We tout the innate value of diversity for college life: citing the importance of learning in diverse environments to equip our students to navigate a pluralistic world.
But there’s a major gap that goes unaddressed in this framing.
The particular difference “white” racial identity and experience represents in the context of US history and current climate makes it hard to “celebrate” the “goodness” of whiteness.
Students know this. I regularly help my students explore the failure of the diversity paradigm by asking them whether a group of black students carrying signs that read “Black is beautiful” is the equivalent of a group of white students carrying signs that read “White is beautiful.” They quickly shake their heads and tell me “no.”
“Why not?” I ask. “Shouldn’t valuing diversity include all diversity? If we can’t equally celebrate both of these scenes, then what are missing?”
They typically can’t explain why these two scenes are not the same. But, they know they are different. And understanding the reasons the scenes are different becomes a critical starting point for us to think about the historical, ethical and moral challenges of “whiteness” in the United States.
Inadequate framing of race
I believe our “diversity” paradigm is failing because it does not give us the tools to unpack and explore this conundrum.
The need to ably teach matters of race difference and historical as well as contemporary racial realities in the US could hardly be more urgent. But our ability to engage, discuss and home in on “whiteness” is stymied by a paradigm that cannot help students understand the difference between the two scenes just described.
Such inadequate framing of race certainly does not help us engage white students in the room, for whom the conundrums evident in the difference between these two scenes are embedded in their actual racial identities as “white people.” (Ask students of color in the room to talk about their racial identity and most can do it. Ask white students to do it and you get an uncomfortable silence.)
So, the diversity paradigm needs something more that can help faculty and students alike directly engage the complexities “white” poses for thinking about race.
How to engage white students
Academics are recognizing this and finding different ways to address these challenges. At a recent gathering of the National Conference of Race and Ethnicity in American Higher Education (NCORE), several workshops focused on the distinct challenges of engaging white students on race.
Psychologists who study racial identity development have helped educators think about the ways racial identity is formed in response to racial environment.
Such studies explain a great deal about the reactions of white students to racial conversations. For example, if you are taught to genuinely believe in “equality” but experience “white privilege,” the high level of cognitive dissonance that it generates has to be first addressed. Only then can any effective teaching take place about race and racial injustice.

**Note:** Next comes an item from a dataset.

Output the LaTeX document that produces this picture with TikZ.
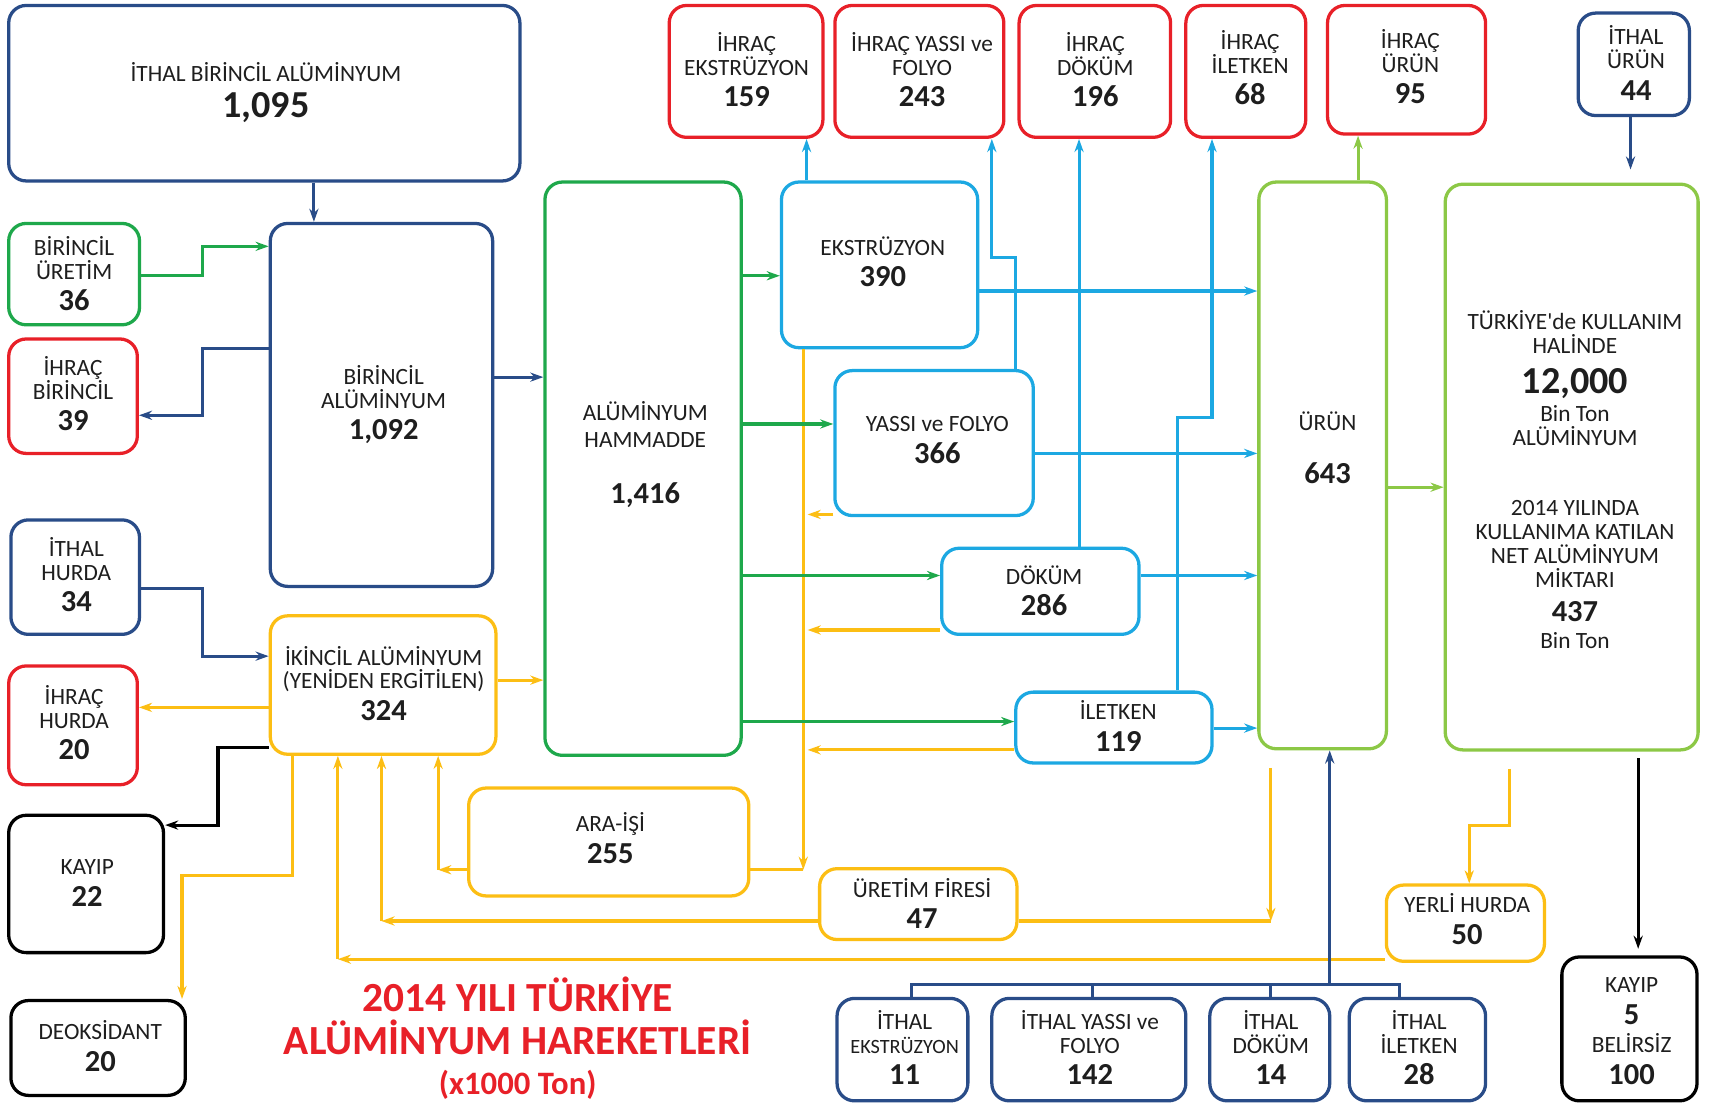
\documentclass[tikz,border=0pt]{standalone}
\usepackage{fontspec}
\setmainfont{Carlito}
\usetikzlibrary{arrows.meta,fit,calc}
\definecolor{cdb}{RGB}{41,76,136}
\definecolor{cred}{RGB}{232,32,40}
\definecolor{cdg}{RGB}{30,168,75}
\definecolor{clb}{RGB}{28,168,226}
\definecolor{clg}{RGB}{140,200,70}
\definecolor{cye}{RGB}{252,190,20}
\definecolor{txt}{RGB}{30,30,30}
\tikzset{
  bx/.style={draw=#1, line width=1.5pt, rounded corners=8pt, inner sep=0pt},
  lbl/.style={text=txt, align=center, font=\fontsize{10.7}{11}\selectfont, inner sep=0pt},
  cn/.style={draw=#1, line width=1.4pt},
  ar/.style={-{Stealth[length=6pt,width=4.2pt]}},
  ttl/.style={text=cred, font=\bfseries\fontsize{19}{22}\selectfont, inner sep=0pt}
}
\newcommand\nbx[1]{{\fontsize{14}{15}\selectfont\bfseries #1}}
\newcommand\nb[1]{\\[3.5pt]\nbx{#1}}
\newcommand\bnb[1]{\\[4pt]{\fontsize{17.5}{18}\selectfont\bfseries #1}}
\begin{document}
\begin{tikzpicture}[x=0.5pt,y=-0.5pt]
\useasboundingbox[fill=white] (0,0) rectangle (1568,1014);
% ---- boxes
\node[bx=cdb, fit={(8,5) (477,166)}] (ibir) {};
\node[bx=cdg, fit={(8,205) (128,298)}] (bur) {};
\node[bx=cred, fit={(8,311) (126,416)}] (ibr) {};
\node[bx=cdb, fit={(248,205) (452,538)}] (bal) {};
\node[bx=cdb, fit={(10,477) (128,582)}] (ihu) {};
\node[bx=cred, fit={(8,611) (126,720)}] (xhu) {};
\node[bx=cye, fit={(248,565) (455,692)}] (ika) {};
\node[bx=black, fit={(8,748) (150,874)}] (kay) {};
\node[bx=black, fit={(10,918) (170,1005)}] (deo) {};
\node[bx=cdg, fit={(500,167) (680,693)}] (ham) {};
\node[bx=cye, fit={(430,723) (687,822)}] (ara) {};
\node[bx=clb, fit={(717,167) (897,319)}] (eks) {};
\node[bx=clb, fit={(766,340) (948,473)}] (yas) {};
\node[bx=clb, fit={(864,503) (1045,582)}] (dok) {};
\node[bx=clb, fit={(932,635) (1112,700)}] (ile) {};
\node[bx=clg, fit={(1155,167) (1272,687)}] (urun) {};
\node[bx=clg, fit={(1326,169) (1558,688)}] (tur) {};
\node[bx=cred, fit={(614,5) (755,126)}] (xeks) {};
\node[bx=cred, fit={(766,5) (921,126)}] (xyas) {};
\node[bx=cred, fit={(935,5) (1074,126)}] (xdok) {};
\node[bx=cred, fit={(1088,5) (1198,126)}] (xile) {};
\node[bx=cred, fit={(1218,5) (1363,123)}] (xurun) {};
\node[bx=cdb, fit={(1448,12) (1550,106)}] (iurun) {};
\node[bx=cye, fit={(752,797) (933,862)}] (fire) {};
\node[bx=cye, fit={(1272,812) (1417,882)}] (yerli) {};
\node[bx=black, fit={(1433,878) (1557,1010)}] (kay2) {};
\node[bx=cdb, fit={(768,916) (888,1010)}] (ieks) {};
\node[bx=cdb, fit={(910,916) (1088,1010)}] (iyas) {};
\node[bx=cdb, fit={(1110,916) (1220,1010)}] (idok) {};
\node[bx=cdb, fit={(1238,916) (1363,1010)}] (iile) {};
% ---- texts
\node[lbl] (ibir-t) at (244,85) {İTHAL BİRİNCİL ALÜMİNYUM\bnb{1,095}};
\node[lbl] (bur-t) at (68,251) {BİRİNCİL\\ÜRETİM\nb{36}};
\node[lbl] (ibr-t) at (67,361) {İHRAÇ\\BİRİNCİL\nb{39}};
\node[lbl] (bal-t) at (352,371) {BİRİNCİL\\ALÜMİNYUM\nb{1,092}};
\node[lbl] (ihu-t) at (70,527) {İTHAL\\HURDA\nb{34}};
\node[lbl] (xhu-t) at (68,663) {İHRAÇ\\HURDA\nb{20}};
\node[lbl] (ika-t) at (352,627) {İKİNCİL ALÜMİNYUM\\(YENİDEN ERGİTİLEN)\nb{324}};
\node[lbl] (kay-t) at (80,810) {KAYIP\nb{22}};
\node[lbl] (deo-t) at (92,960) {DEOKSİDANT\nb{20}};
\node[lbl] (ham-t) at (592,417) {ALÜMİNYUM\\[1.5pt]HAMMADDE\\[14.5pt]\nbx{1,416}};
\node[lbl] (ara-t) at (560,769) {ARA-İŞİ\nb{255}};
\node[lbl] (eks-t) at (810,240) {EKSTRÜZYON\nb{390}};
\node[lbl] (yas-t) at (860,404) {YASSI ve FOLYO\nb{366}};
\node[lbl] (dok-t) at (958,542) {DÖKÜM\nb{286}};
\node[lbl] (ile-t) at (1026,666) {İLETKEN\nb{119}};
\node[lbl] (urun-t) at (1218,411) {ÜRÜN\\[13.5pt]\nbx{643}};
\node[lbl] (tur-t1) at (1445,347) {TÜRKİYE\textquotesingle de KULLANIM\\HALİNDE\\[5.7pt]{\fontsize{17.5}{18}\selectfont\bfseries 12,000}\\[1.8pt]Bin Ton\\ALÜMİNYUM};
\node[lbl] (tur-t2) at (1445,527) {2014 YILINDA\\KULLANIMA KATILAN\\NET ALÜMİNYUM\\MİKTARI\\[4.5pt]\nbx{437}\\[1.5pt]Bin Ton};
\node[lbl] (xeks-t) at (685,64) {İHRAÇ\\EKSTRÜZYON\nb{159}};
\node[lbl] (xyas-t) at (846,64) {İHRAÇ YASSI ve\\FOLYO\nb{243}};
\node[lbl] (xdok-t) at (1005,64) {İHRAÇ\\DÖKÜM\nb{196}};
\node[lbl] (xile-t) at (1147,62) {İHRAÇ\\İLETKEN\nb{68}};
\node[lbl] (xurun-t) at (1294,61) {İHRAÇ\\ÜRÜN\nb{95}};
\node[lbl] (iurun-t) at (1501,58) {İTHAL\\ÜRÜN\nb{44}};
\node[lbl] (fire-t) at (846,829) {ÜRETİM FİRESİ\nb{47}};
\node[lbl] (yerli-t) at (1346,843) {YERLİ HURDA\nb{50}};
\node[lbl] (kay2-t) at (1497,946) {KAYIP\\[3.5pt]\nbx{5}\\[2pt]BELİRSİZ\\[3.5pt]\nbx{100}};
\node[lbl] (ieks-t) at (830,961) {İTHAL\\{\fontsize{9.3}{11}\selectfont EKSTRÜZYON}\nb{11}};
\node[lbl] (iyas-t) at (1000,961) {İTHAL YASSI ve\\FOLYO\nb{142}};
\node[lbl] (idok-t) at (1166,961) {İTHAL\\DÖKÜM\nb{14}};
\node[lbl] (iile-t) at (1302,961) {İTHAL\\İLETKEN\nb{28}};
\node[ttl] (title1) at (475,912) {2014 YILI TÜRKİYE};
\node[ttl] (title2) at (475,952) {ALÜMİNYUM HAREKETLERİ};
\node[ttl, font=\bfseries\fontsize{15}{17}\selectfont] (title3) at (475,995) {(x1000 Ton)};
% ---- dark blue connectors
\draw[cn=cdb,ar] (288,0 |- ibir.south) -- (288,0 |- bal.north);
\draw[cn=cdb,ar] (bal.west |- 0,320) -- (186,320) -- (186,381) -- (ibr.east |- 0,381);
\draw[cn=cdb,ar] (bal.east |- 0,346) -- (ham.west |- 0,346);
\draw[cn=cdb,ar] (ihu.east |- 0,540) -- (186,540) -- (186,602) -- (ika.west |- 0,602);
\draw[cn=cdb,ar,shorten >=6pt] (1496,0 |- iurun.south) -- (1496,0 |- tur.north);
\coordinate (bus) at (1220,903);
\draw[cn=cdb] (836,0 |- ieks.north) -- (836,903) -- (1284,903) -- (1284,0 |- iile.north);
\draw[cn=cdb] (1002,0 |- iyas.north) -- (1002,903);
\draw[cn=cdb] (1166,0 |- idok.north) -- (1166,903);
% ---- yellow connectors
\draw[cn=cye,ar] (ika.east |- 0,624) -- (ham.west |- 0,624);
\draw[cn=cye,ar] (ika.west |- 0,649) -- (xhu.east |- 0,649);
\coordinate (ycorner) at (737,798);
\draw[cn=cye,ar] (737,0 |- eks.south) -- (ycorner);
\draw[cn=cye] (ycorner) -- (ara.east |- ycorner);
\draw[cn=cye,ar] (yas.west |- 0,472) -- (741,472);
\draw[cn=cye,ar] (dok.west |- 0,578) -- (741,578);
\draw[cn=cye,ar] (ile.west |- 0,688) -- (741,688);
\coordinate (acorner) at (402,798);
\draw[cn=cye,ar] (ara.west |- acorner) -- (acorner);
\draw[cn=cye,ar] (acorner) -- (402,0 |- ika.south);
\draw[cn=cye,ar] (268,0 |- ika.south) -- (268,803) -- (167,803) -- (167,0 |- deo.north);
\coordinate (fcorner) at (1166,845);
\draw[cn=cye,ar,shorten <=8pt] (1166,0 |- urun.south) -- (fcorner);
\draw[cn=cye] (fire.east |- fcorner) -- (fcorner);
\coordinate (fleft) at (350,845);
\draw[cn=cye,ar] (fire.west |- fleft) -- (fleft);
\draw[cn=cye,ar] (fleft) -- (350,0 |- ika.south);
\draw[cn=cye,ar,shorten <=8pt] (1385,0 |- tur.south) -- (1385,757) -- (1348,757) -- (1348,0 |- yerli.north);
\coordinate (hleft) at (310,880);
\draw[cn=cye,ar] (yerli.west |- hleft) -- (hleft);
\draw[cn=cye,ar] (hleft) -- (310,0 |- ika.south);
\draw[cn=cdb,ar] (bus) -- (1220,0 |- urun.south);
% ---- dark green connectors
\draw[cn=cdg,ar] (bur.east |- 0,253) -- (186,253) -- (186,226) -- (bal.west |- 0,226);
\draw[cn=cdg,ar] (ham.east |- 0,253) -- (eks.west |- 0,253);
\draw[cn=cdg,ar] (ham.east |- 0,389) -- (yas.west |- 0,389);
\draw[cn=cdg,ar] (ham.east |- 0,528) -- (dok.west |- 0,528);
\draw[cn=cdg,ar] (ham.east |- 0,662) -- (ile.west |- 0,662);
% ---- light blue connectors
\draw[cn=clb,ar] (740,0 |- eks.north) -- (740,0 |- xeks.south);
\draw[cn=clb,ar] (eks.east |- 0,267) -- (urun.west |- 0,267);
\draw[cn=clb,ar] (932,0 |- yas.north) -- (932,236) -- (910,236) -- (910,0 |- xyas.south);
\draw[cn=clb,ar] (yas.east |- 0,416) -- (urun.west |- 0,416);
\draw[cn=clb,ar] (990,0 |- dok.north) -- (990,0 |- xdok.south);
\draw[cn=clb,ar] (dok.east |- 0,528) -- (urun.west |- 0,528);
\draw[cn=clb,ar] (1080,0 |- ile.north) -- (1080,383) -- (1112,383) -- (1112,0 |- xile.south);
\draw[cn=clb,ar] (ile.east |- 0,668) -- (urun.west |- 0,668);
% ---- light green connectors
\draw[cn=clg,ar] (1246,0 |- urun.north) -- (1246,0 |- xurun.south);
\draw[cn=clg,ar] (urun.east |- 0,447) -- (tur.west |- 0,447);
% ---- black connectors
\draw[cn=black,ar] (ika.west |- 0,686) -- (200,686) -- (200,757) -- (kay.east |- 0,757);
\draw[cn=black,ar,shorten <=3pt,shorten >=3pt] (1503,0 |- tur.south) -- (1503,0 |- kay2.north);
\end{tikzpicture}
\end{document}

Through race theories and historical work, academics are enabling students to understand how race and racial identities are constructed. These tools help students see the many challenges of a white racial identity as well as that of black or Latino. This can be a potentially transformative education for students today.
Lean in to move forward
There’s an irony here, of course.
It’s people of color who are most negatively impacted by the racialized outcomes of higher education and the structural violence of our national landscape. Yet, the gap educators are starting to address puts greater focus on the study of “white.”
So, let me be clear. The point is not that academics believe white students should get even more resources and attention. The point here is that we are coming to recognize that our racial destinies are completely bound up together.
We need to lean in, and explicitly take up the challenges of whiteness if we are to produce teaching and learning that can adequately impact the lives of all, in this racially plural, white hierarchy that is the United States.